Gauss's Quick Addition Trick
Gauss's quick addition trick finds the sum of any arithmetic sequence without adding term by term. In Grade 6 Saxon Math Course 1, students pair the first and last number to get a constant pair sum, count the number of pairs, and multiply. For the integers 1–100: pair sum = 1 + 100 = 101, pairs = 50, total = 101 × 50 = 5,050. The method works because symmetric pairings all share the same sum throughout an arithmetic sequence, transforming a tedious list addition into a single multiplication.
Key Concepts
Property To quickly add a sequence of numbers, pair the first and last numbers, the second and second to last, and so on. All pairs will have the same sum. Multiply this common sum by the number of pairs to find the total.

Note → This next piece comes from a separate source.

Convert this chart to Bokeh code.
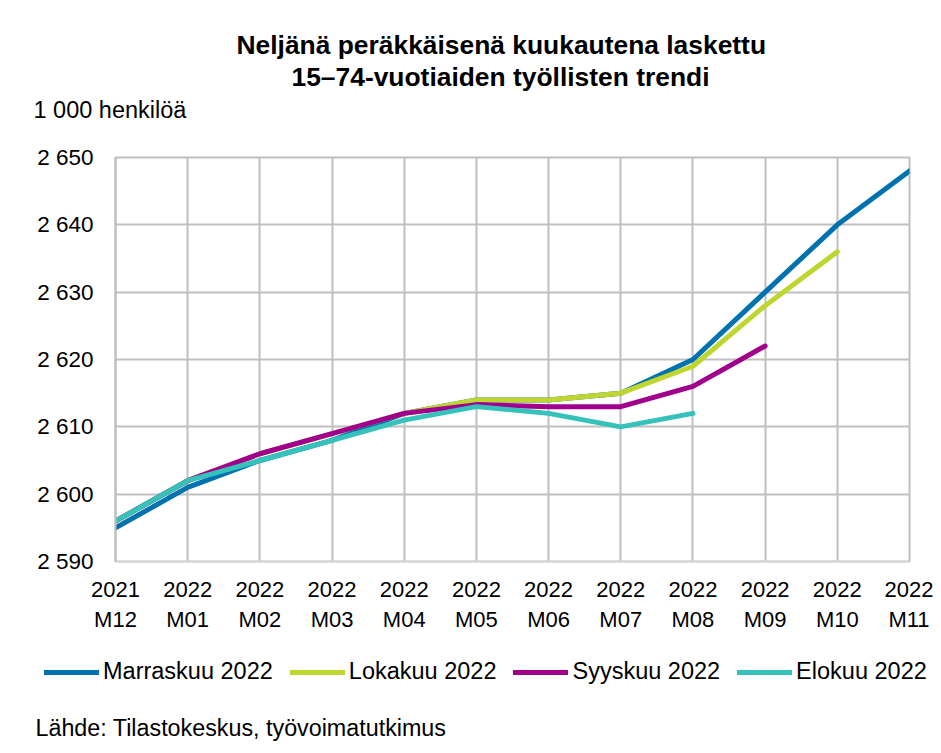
from bokeh.plotting import figure
from bokeh.models import Range1d, FixedTicker, Legend, LegendItem, Title, Label
from bokeh.embed import file_html
from bokeh.resources import INLINE

months = ["2021\nM12", "2022\nM01", "2022\nM02", "2022\nM03", "2022\nM04", "2022\nM05",
          "2022\nM06", "2022\nM07", "2022\nM08", "2022\nM09", "2022\nM10", "2022\nM11"]
marraskuu = [2595, 2601, 2605, 2608, 2612, 2614, 2614, 2615, 2620, 2630, 2640, 2648]
lokakuu = [2596, 2602, 2606, 2609, 2612, 2614, 2614, 2615, 2619, 2628, 2636]
syyskuu = [2596, 2602, 2606, 2609, 2612, 2613.3, 2613, 2613, 2616, 2622]
elokuu = [2596, 2602, 2605, 2608, 2611, 2613, 2612, 2610, 2612]
series_names = ["Marraskuu 2022", "Lokakuu 2022", "Syyskuu 2022", "Elokuu 2022"]
colors = ["#0072B0", "#BED62F", "#A0008C", "#36C2BA"]
y_ticks = [2590, 2600, 2610, 2620, 2630, 2640, 2650]
y_labels = ["2 590", "2 600", "2 610", "2 620", "2 630", "2 640", "2 650"]

FONT = "Liberation Sans"
W = 933
H_MAIN = 640
H_FOOT = 112
all_series = [marraskuu, lokakuu, syyskuu, elokuu]

p = figure(width=W, height=H_MAIN, output_backend="svg", toolbar_location=None,
           x_range=Range1d(0, 11), y_range=Range1d(2590, 2650),
           min_border_left=115, min_border_right=W - 909, min_border_top=157,
           min_border_bottom=H_MAIN - 561)
p.background_fill_color = "white"
p.border_fill_color = "white"
p.outline_line_color = "#BFBFBF"
p.outline_line_width = 2

p.xaxis.ticker = FixedTicker(ticks=list(range(12)))
p.xaxis.major_label_overrides = {i: m for i, m in enumerate(months)}
p.yaxis.ticker = FixedTicker(ticks=y_ticks)
p.yaxis.major_label_overrides = {t: l for t, l in zip(y_ticks, y_labels)}
for ax in (p.xaxis, p.yaxis):
    ax.major_label_text_font = FONT
    ax.major_label_text_color = "#000000"
    ax.major_tick_line_color = None
    ax.minor_tick_line_color = None
    ax.major_tick_out = 0
    ax.major_tick_in = 0
    ax.minor_tick_out = 0
p.xaxis.major_label_text_font_size = "22px"
p.yaxis.major_label_text_font_size = "22.5px"
p.xaxis.axis_line_color = "#D9D9D9"
p.xaxis.axis_line_width = 2
p.yaxis.axis_line_color = "#BFBFBF"
p.yaxis.axis_line_width = 2
p.xaxis.major_label_standoff = 15
p.yaxis.major_label_standoff = 22
p.xgrid.ticker = FixedTicker(ticks=list(range(12)))
p.ygrid.ticker = FixedTicker(ticks=y_ticks)
p.xgrid.grid_line_color = "#BFBFBF"
p.ygrid.grid_line_color = "#BFBFBF"
p.xgrid.grid_line_width = 2
p.ygrid.grid_line_width = 2

for vals, col in zip(all_series, colors):
    p.line(list(range(len(vals))), vals, line_color=col, line_width=5,
           line_cap="round", line_join="round")

# titles above (first added = closest to plot)
p.add_layout(Title(text=" ", text_font_size="1px", standoff=29), "above")
p.add_layout(Title(text="1 000 henkilöä", align="left", offset=-82,
                   text_font=FONT, text_font_size="23.5px", text_font_style="normal",
                   text_color="#000000", standoff=6), "above")
p.add_layout(Title(text="15–74-vuotiaiden työllisten trendi", align="left", offset=176,
                   text_font=FONT, text_font_size="26.4px", text_font_style="bold",
                   text_color="#000000", standoff=0), "above")
p.add_layout(Title(text="Neljänä peräkkäisenä kuukautena laskettu", align="left", offset=121,
                   text_font=FONT, text_font_size="26.4px", text_font_style="bold",
                   text_color="#000000", standoff=0), "above")

# footer figure: legend and source (series drawn off-range, only their legend shows)
q = figure(width=W, height=H_FOOT, output_backend="svg", toolbar_location=None,
           x_range=Range1d(0, W), y_range=Range1d(0, H_FOOT),
           min_border=0, min_border_left=0, min_border_right=0,
           min_border_top=0, min_border_bottom=0,
           x_axis_location=None, y_axis_location=None)
q.xgrid.visible = False
q.ygrid.visible = False
q.outline_line_color = None
q.background_fill_color = "white"
q.border_fill_color = "white"

items = []
for name, vals, col in zip(series_names, all_series, colors):
    r = q.line(list(range(len(vals))), vals, line_color=col, line_width=5, line_cap="round")
    items.append(LegendItem(label=name, renderers=[r]))

legend = Legend(items=items, orientation="horizontal", location=(44, 67),
                label_text_font=FONT, label_text_font_size="23.5px", label_text_color="#000000",
                glyph_width=55, glyph_height=12, label_standoff=4, spacing=17,
                padding=0, margin=0, border_line_color=None, background_fill_alpha=0)
q.add_layout(legend, "center")

q.add_layout(Label(x=35, y=25, text="Lähde: Tilastokeskus, työvoimatutkimus",
                   text_font=FONT, text_font_size="23.3px", text_color="#000000",
                   text_align="left", text_baseline="middle"))

open("out.html", "w").write(file_html([p, q], INLINE))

Examples To sum numbers from 1 to 10: Pair $(1+10), (2+9), (3+8), (4+7), (5+6)$. Each pair equals 11. With 5 pairs, the total is $11 \times 5 = 55$. To sum numbers from 1 to 8: Pair $(1+8), (2+7), (3+6), (4+5)$. Each pair equals 9. With 4 pairs, the total is $9 \times 4 = 36$. To sum the first five even numbers $(2, 4, 6, 8, 10)$: Pair $(2+10)$ and $(4+8)$, with 6 left over. The sum is $(12 \times 2) + 6 = 30$.
Explanation Why add numbers one by one when you can use a genius shortcut? Young Karl Gauss discovered you can pair numbers from the start and end of a list, and each pair magically adds up to the same amount! Just find that magic sum, count your pairs, multiply, and you're done. It's a much faster way to handle long sums.
Common Questions
What is Gauss's addition trick?
Pair the first and last numbers for a constant sum, count the pairs, and multiply. Total = pair sum × number of pairs.
What is the sum of integers from 1 to 100?
Pair sum = 1 + 100 = 101. Pairs = 50. Total = 101 × 50 = 5,050.
Find the sum of even integers from 2 to 20.
Pair sum = 2 + 20 = 22. There are 10 values, so 5 pairs. Total = 22 × 5 = 110.
Why does every pair in an arithmetic sequence have the same sum?
In an arithmetic sequence with constant difference d, pairing first + last, second + second-to-last, etc., always gives the same total because gains and losses of d cancel across each pair.
Is this trick named after a real mathematician?
Yes. Carl Friedrich Gauss reportedly used this method as a young student to instantly sum integers from 1 to 100 when assigned as a class exercise.